Gumbel to wake early

CBS hopes for new dawn with ayemcast reteaming

NEW YORK — Perennial ayem also-ran CBS Tuesday formally began the latest chapter in its never-ending quest to become a morning show player, confirming that former “Today” vets Bryant Gumbel and Steve Friedman will reteam in November for the launch of a new breakfastcast to be housed in a $25 million street-level studio complex.

The move, expected since last January, is designed to boost the Eye’s share of the still-widening $400 million ayem ad market now dominated by NBC’s top-rated “Today,” which makes an estimated profit of $100 million per year from revenues of around $190 million.

The re-entry of Gumbel into the daypart also promises the start of an ayem star war, with the $6 million-a-year Gumbel facing off against NBC’s Katie Couric and ABC’s Diane Sawyer, who pull in between $5 million and $7 million each per year.

CBS Television prexy Leslie Moonves — flanked by a small army of Gotham power players, including mayor Rudolph Giuliani, developer-mogul Donald Trump and CBS News prexy Andrew Heyward — announced the Eye’s ayem plans at an afternoon press conference held inside the lobby of the GM Building at Trump International Plaza, where construction has already begun on the 5,000-square-foot studio and digital control room.

Moonves called Gumbel and former “Today” exec producer Friedman a “dynamic duo” capable of finally making CBS “fully competitive in the morning.”

No promises

Both Gumbel and Friedman, however, downplayed the notion that their pairing would lead to an immediate revival of the Eye’s ayem fortunes.

“First we’ll be the best, and then we’ll be first,” said Friedman, subtly acknowledging the difficulty of changing viewing habits.

Gumbel, who ankled “Today” in 1997 after a record 15-year run as anchor, admitted that he had been reluctant to return to morning television, primarily because of “personal lifestyle” issues — namely, waking up at 4 a.m. every weekday. He dismissed the idea that his return to the daypart after an unsuccessful attempt at hosting a primetime newsmag (the short-lived “Public Eye”) was in any way a career disappointment.

“I’d never call hosting two hours of live television” a letdown, he said, adding that he joined CBS to contribute to the network in whichever position made the most sense.

No major adjustments to Gumbel’s current CBS deal were needed to pave the way for his return to the ayem, though Gumbel has been given permission to continue hosting HBO’s “Real Sports” beyond his current six seg commitment.

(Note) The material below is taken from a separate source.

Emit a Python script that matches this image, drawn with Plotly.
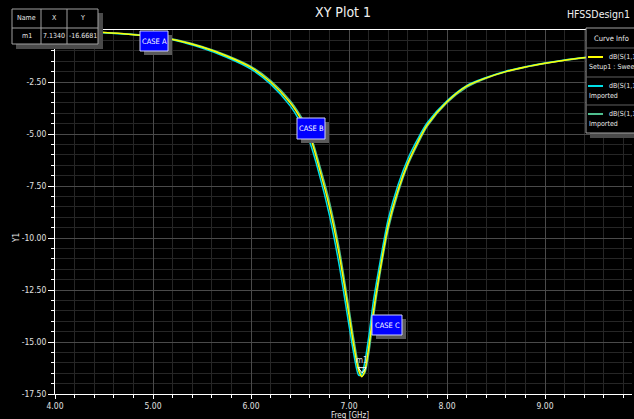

Friedman, now station manager and veep of Eye flagship WCBS, will serve as senior exec producer of the new morning show, which is expected to lose its current title, “This Morning,” as well as its Carly Simon-penned theme. Al Berman will remain as exec producer, working with Friedman.

Co-anchor Jane Robelot will leave the program by November, while co-anchor Mark McEwen may stay on as a weather or entertainment reporter. A female co-host for the new show is expected to be named before the end of the summer.

“Today” weatherman Al Roker, who’s friends with both Gumbel and Friedman, has not yet inked a new deal to replace his current NBC contract, which expires in January. That’s led to speculation he might bolt to CBS, though insiders say it’s a long shot.

New show will be carried by most CBS-owned stations as a full two-hour broadcast, as opposed to the current local/national hybrid that allows stations to offer mostly local news during the 7-8 a.m. hour.

Lease with Trump

CBS has inked a long-term lease with Trump guaranteeing access to the building for more than 10 years. General Motors, which had 11 years remaining on its lease, will be given promotional and ad considerations for its cooperation.

The new studio complex will feature interactive kiosks for outside auds to link up to CBS stations and Internet holdings. Trump is also building a plaza courtyard that will be available as a backdrop for the new studio.

Execs at NBC and ABC reacted to the CBS announcement by arguing that Gumbel’s return wouldn’t mean much to their individual broadcasts.

“I really don’t think this has anything to do with the ‘Today’ show,” said “Today” topper Jeff Zucker, adding that “this is all about a race for second place” between ABC and CBS.

Zucker, who served as Gumbel’s producer for several years, said the return of the former “Today” frontman “shows what a big deal the morning daypart has become. … This is the hottest daypart in all of television right now.”

ABC News prexy David Westin praised both Gumbel and Friedman as “solid” competitors, but said that “the job we have to do hasn’t changed” because of their return.